安妮听在耳中,急在心里,从警察手里抢过喇叭,焦急加紧张,说的都是英语。袁帅一提醒,安妮才改成中文:“我是《WWW》的Anney!请你们下来!我愿意与你们沟通!”
“她让咱们下去……”房先生和胡不任互相瞅瞅,同时纵身跳下。安妮仰头望见两人直坠而下,正朝自己头顶砸来,吓得失声惊叫,结果把自己吓醒了,这才意识到方才是一场梦魇。
袁帅宽慰她说:“他们俩跳是没跳,警察把他们送医院了,这会儿正接受精神治疗呢!”
安妮仍惊魂未定,“我们宣传火眼金睛是好心,不承想好心办了坏事儿!”
戈玲也反思:“火眼金睛是有正面作用,但负面作用也同样明显,甚至已经到了破坏社会和谐的地步,这可不是危言耸听!”
“我的人生体会是,生活有时候需要模糊一点儿,朦胧美嘛,古人还提倡难得糊涂呢,这叫生活的艺术!火眼金睛的问题就在于它太清楚了,清楚到了**裸的程度,把人都扒光了,那就不美了!”
刘向前同意袁帅的观点,“跟显微镜似的,把我那一点点可爱的缺点给放大了无数倍,就变成了可恨!”
大家试图将此总结为水至清则无鱼,关乎生态问题,认识到火眼金睛破坏了生态平衡,其实是反科学的。非要上升到人生哲学高度,似乎还有难得糊涂的古训作支撑。于是,他们纷纷转而持批判态度,扯下来火眼金睛,顿感轻松,再不互相躲躲闪闪了。
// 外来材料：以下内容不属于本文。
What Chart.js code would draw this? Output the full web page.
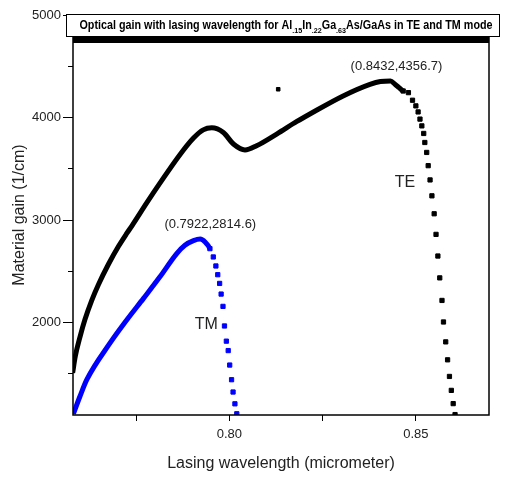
<!DOCTYPE html>
<html>
<head>
<meta charset="utf-8">
<script src="https://cdn.jsdelivr.net/npm/chart.js@4"></script>
<style>
  html, body { margin: 0; padding: 0; background: #fff; }
  #wrap { width: 505px; height: 477px; }
</style>
</head>
<body>
<div id="wrap"><canvas id="gainChart" width="505" height="477"></canvas></div>
<script>
// TE mode (black)
const teLambda = [0.7580, 0.7587, 0.7600, 0.7613, 0.7631, 0.7649, 0.7676, 0.7703, 0.7725, 0.7739,
    0.7779, 0.7814, 0.7868, 0.7904, 0.7930, 0.7953, 0.7984, 0.8011, 0.8042, 0.8073, 0.8127,
    0.8181, 0.8216, 0.8305, 0.8377, 0.8405, 0.8432, 0.8444, 0.8455, 0.8466, 0.8480,
    0.8491, 0.8500, 0.8506, 0.8511, 0.8516, 0.8521, 0.8524, 0.8529, 0.8533, 0.8538,
    0.8543, 0.8549, 0.8554, 0.8559, 0.8564, 0.8570, 0.8574, 0.8580, 0.8585, 0.8590,
    0.8595, 0.8600, 0.8605];
const teGain = [1510, 1670, 1864, 2030, 2215, 2370, 2570, 2745, 2870, 2945,
    3170, 3360, 3640, 3800, 3880, 3900, 3854, 3742, 3684, 3725, 3839,
    3962, 4035, 4211, 4324, 4352, 4357, 4325, 4292, 4259, 4243,
    4169, 4114, 4055, 3985, 3919, 3845, 3757, 3660, 3531, 3392,
    3237, 3062, 2861, 2650, 2437, 2217, 2007, 1813, 1638, 1476,
    1340, 1211, 1104];
// single stray TE point above the curve
const teStrayLambda = [0.8131];
const teStrayGain = [4276];

// TM mode (blue)
const tmLambda = [0.7582, 0.7600, 0.7618, 0.7680, 0.7725, 0.7770, 0.7814, 0.7859,
    0.7881, 0.7904, 0.7922, 0.7935, 0.7948, 0.7957, 0.7964, 0.7969, 0.7974, 0.7978,
    0.7983, 0.7987, 0.7992, 0.7997, 0.8001, 0.8006, 0.8010, 0.8015, 0.8020];
const tmGain = [1110, 1285, 1444, 1800, 2026, 2237, 2447, 2674,
    2755, 2800, 2815, 2786, 2722, 2641, 2553, 2468, 2383, 2279,
    2159, 1968, 1820, 1728, 1587, 1444, 1324, 1209, 1112];

// where the dense (continuous looking) part of each curve ends
const teDenseEnd = 0.8466;
const tmDenseEnd = 0.7948;

// ticks
const xTickValues = [0.775, 0.80, 0.825, 0.85];
const xTickLabels = ['', '0.80', '', '0.85'];
const yTickValues = [1500, 2000, 2500, 3000, 3500, 4000, 4500, 5000];
const yTickLabels = ['', '2000', '', '3000', '', '4000', '', '5000'];

// text labels on the plot
const noteTexts = ['(0.8432,4356.7)', '(0.7922,2814.6)', 'TE', 'TM'];
const noteX = [0.8448, 0.7949, 0.8471, 0.7938];
const noteY = [4500, 2960, 3366, 1978];

const titleParts = [
    ['Optical gain with lasing wavelength for Al', false], ['.15', true],
    ['In', false], ['.22', true], ['Ga', false], ['.63', true],
    ['As/GaAs in TE and TM mode', false]
];

function toPoints(xs, ys) {
    return xs.map((x, i) => ({ x: x, y: ys[i] }));
}

// frame, title box and text notes
const decorPlugin = {
    id: 'decor',
    afterDraw(chart) {
        const ctx = chart.ctx;
        const ca = chart.chartArea;
        const xs = chart.scales.x, ys = chart.scales.y;
        ctx.save();
        // plot frame
        ctx.strokeStyle = '#000';
        ctx.lineWidth = 1.5;
        ctx.strokeRect(ca.left, ca.top, ca.right - ca.left, ca.bottom - ca.top);

        // notes
        ctx.fillStyle = '#222';
        ctx.textAlign = 'center';
        ctx.textBaseline = 'middle';
        noteTexts.forEach((t, i) => {
            ctx.font = (t.length > 3 ? '13px' : '16px') + ' "Liberation Sans", Arial, sans-serif';
            ctx.fillText(t, xs.getPixelForValue(noteX[i]), ys.getPixelForValue(noteY[i]));
        });

        // title box with dark band under it
        const bx = ca.left - 7, by = ca.top - 1, bw = ca.right - ca.left + 18, bh = 23;
        ctx.fillStyle = '#000';
        ctx.fillRect(ca.left, by + bh, ca.right - ca.left, 6);
        ctx.fillStyle = '#fff';
        ctx.fillRect(bx, by, bw, bh);
        ctx.lineWidth = 1;
        ctx.strokeStyle = '#000';
        ctx.strokeRect(bx + 0.5, by + 0.5, bw - 1, bh - 1);

        // condensed bold title squeezed to the reference width
        const bigFont = 'bold 12px "Liberation Sans", Arial, sans-serif';
        const subFont = 'bold 8px "Liberation Sans", Arial, sans-serif';
        let total = 0;
        titleParts.forEach(p => {
            ctx.font = p[1] ? subFont : bigFont;
            total += ctx.measureText(p[0]).width;
        });
        const targetW = 413;
        const sx = targetW / total;
        const cy = by + bh / 2;
        ctx.translate(bx + bw / 2 + 3 - targetW / 2, cy);
        ctx.scale(sx, 1);
        let cx = 0;
        ctx.textAlign = 'left';
        ctx.fillStyle = '#000';
        titleParts.forEach(p => {
            ctx.font = p[1] ? subFont : bigFont;
            ctx.fillText(p[0], cx, p[1] ? 5 : 0);
            cx += ctx.measureText(p[0]).width;
        });
        ctx.restore();
    }
};

const ctx = document.getElementById('gainChart').getContext('2d');
new Chart(ctx, {
    type: 'line',
    data: {
        datasets: [
            {
                label: 'TE',
                data: toPoints(teLambda, teGain),
                borderColor: '#000',
                backgroundColor: '#000',
                borderWidth: 5,
                cubicInterpolationMode: 'monotone',
                pointStyle: 'rect',
                pointRadius: c => (c.raw && c.raw.x < teDenseEnd) ? 0 : 3,
                pointBorderWidth: 1,
                segment: {
                    borderColor: c => c.p0.parsed.x < teDenseEnd ? '#000' : 'rgba(0,0,0,0)'
                }
            },
            {
                label: 'TE stray',
                data: toPoints(teStrayLambda, teStrayGain),
                showLine: false,
                borderColor: '#000',
                backgroundColor: '#000',
                pointStyle: 'rect',
                pointRadius: 2.5,
                pointBorderWidth: 1
            },
            {
                label: 'TM',
                data: toPoints(tmLambda, tmGain),
                borderColor: '#0000ff',
                backgroundColor: '#0000ff',
                borderWidth: 5,
                cubicInterpolationMode: 'monotone',
                pointStyle: 'rect',
                pointRadius: c => (c.raw && c.raw.x < tmDenseEnd) ? 0 : 3,
                pointBorderWidth: 1,
                segment: {
                    borderColor: c => c.p0.parsed.x < tmDenseEnd ? '#0000ff' : 'rgba(0,0,0,0)'
                }
            }
        ]
    },
    options: {
        responsive: false,
        animation: false,
        layout: { padding: { top: 15, right: 16, left: 0, bottom: 0 } },
        plugins: {
            legend: { display: false },
            tooltip: { enabled: false }
        },
        scales: {
            x: {
                type: 'linear',
                min: 0.7581,
                max: 0.8696,
                afterFit: s => { s.height = 62; },
                afterBuildTicks: s => { s.ticks = xTickValues.map(v => ({ value: v })); },
                border: { display: false },
                grid: { drawOnChartArea: false, drawTicks: true, tickLength: 6, color: '#000', lineWidth: 1 },
                ticks: {
                    autoSkip: false,
                    maxRotation: 0,
                    padding: 6,
                    color: '#222',
                    font: { family: '"Liberation Sans", Arial, sans-serif', size: 13 },
                    callback: (v, i) => xTickLabels[i]
                },
                title: {
                    display: true,
                    text: 'Lasing wavelength (micrometer)',
                    color: '#222',
                    padding: { top: 0, bottom: 4 },
                    font: { family: '"Liberation Sans", Arial, sans-serif', size: 16 }
                }
            },
            y: {
                type: 'linear',
                min: 1100,
                max: 5000,
                afterFit: s => { s.width = 73; },
                afterBuildTicks: s => { s.ticks = yTickValues.map(v => ({ value: v })); },
                border: { display: false },
                grid: {
                    drawOnChartArea: false, drawTicks: true, tickLength: 10, color: '#000', lineWidth: 1,
                    tickBorderDash: c => yTickLabels[c.index] ? [] : [0, 5, 10, 0]
                },
                ticks: {
                    autoSkip: false,
                    padding: 2,
                    color: '#222',
                    font: { family: '"Liberation Sans", Arial, sans-serif', size: 13 },
                    callback: (v, i) => yTickLabels[i]
                },
                title: {
                    display: true,
                    text: 'Material gain (1/cm)',
                    color: '#222',
                    padding: { top: 10, bottom: 0 },
                    font: { family: '"Liberation Sans", Arial, sans-serif', size: 16 }
                }
            }
        }
    },
    plugins: [decorPlugin]
});
</script>
</body>
</html>
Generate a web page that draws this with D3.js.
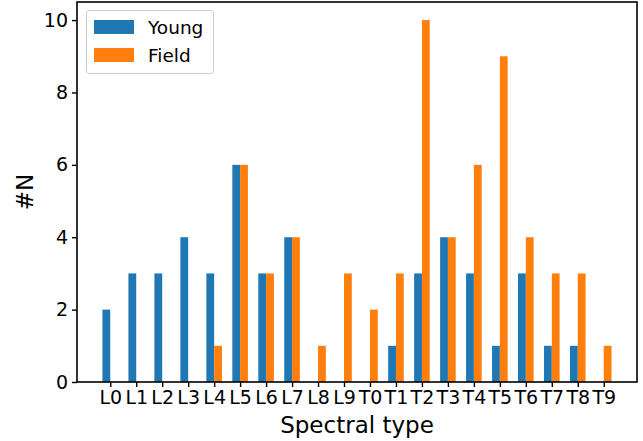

接着,大家意识到,当务之急是马上督促令狐锋召回火眼金睛。
不等袁帅打电话,令狐锋一步跨进来,“袁贤弟,多日不见,别来无恙乎?愚兄正有江湖大事前来协商,还望贤弟通报安总、戈主编二位掌门……”
令狐锋正煞有介事地说着,袁帅气不打一处来,把令狐锋按到椅子上,“关于火眼金睛的善后问题处理,讨论开始!”
安妮特意换了皮鞋,然后端着架子走出来,正襟危坐,“Mr令狐,我代表《WWW》向你正式提出,鉴于火眼金睛出现了一系列始料未及的情况,我方要求……”
令狐锋误以为是别的事,忙不迭地打断了安妮的话,“你们都知道啦?看来喜讯不胫而走,即将传遍神州大地!那好,借此机会,我大声宣布,火眼金睛升级换代产品隆重问世了!”
令狐锋抬手在小眼睛上鼓捣了一番,然后小心翼翼地指尖托起什么。编辑部众人引颈观瞧,指尖上似有一微型镜片。
“为了使火眼金睛更加防不胜防,我发明了火眼金睛第二代——隐形日抛形!”
这时,几名精神病院工作人员冲进来,不由分说地控制住了令狐锋。
“终于逮着你啦!”
精神病医生拿出医院证明信,向大家解释:“我们是精神病院的,这患者是妄想狂,两个月以前偷跑出来的,我们一直找他哪!”
眼看着令狐锋被带出门去,一切顿时都有了合理解释,大家迫不及待地想把这事抛到脑后。只有何澈澈打了个问号。据说他曾独自前往精神病院探望令狐锋,但院方的回答却是从未有过这样一个病人。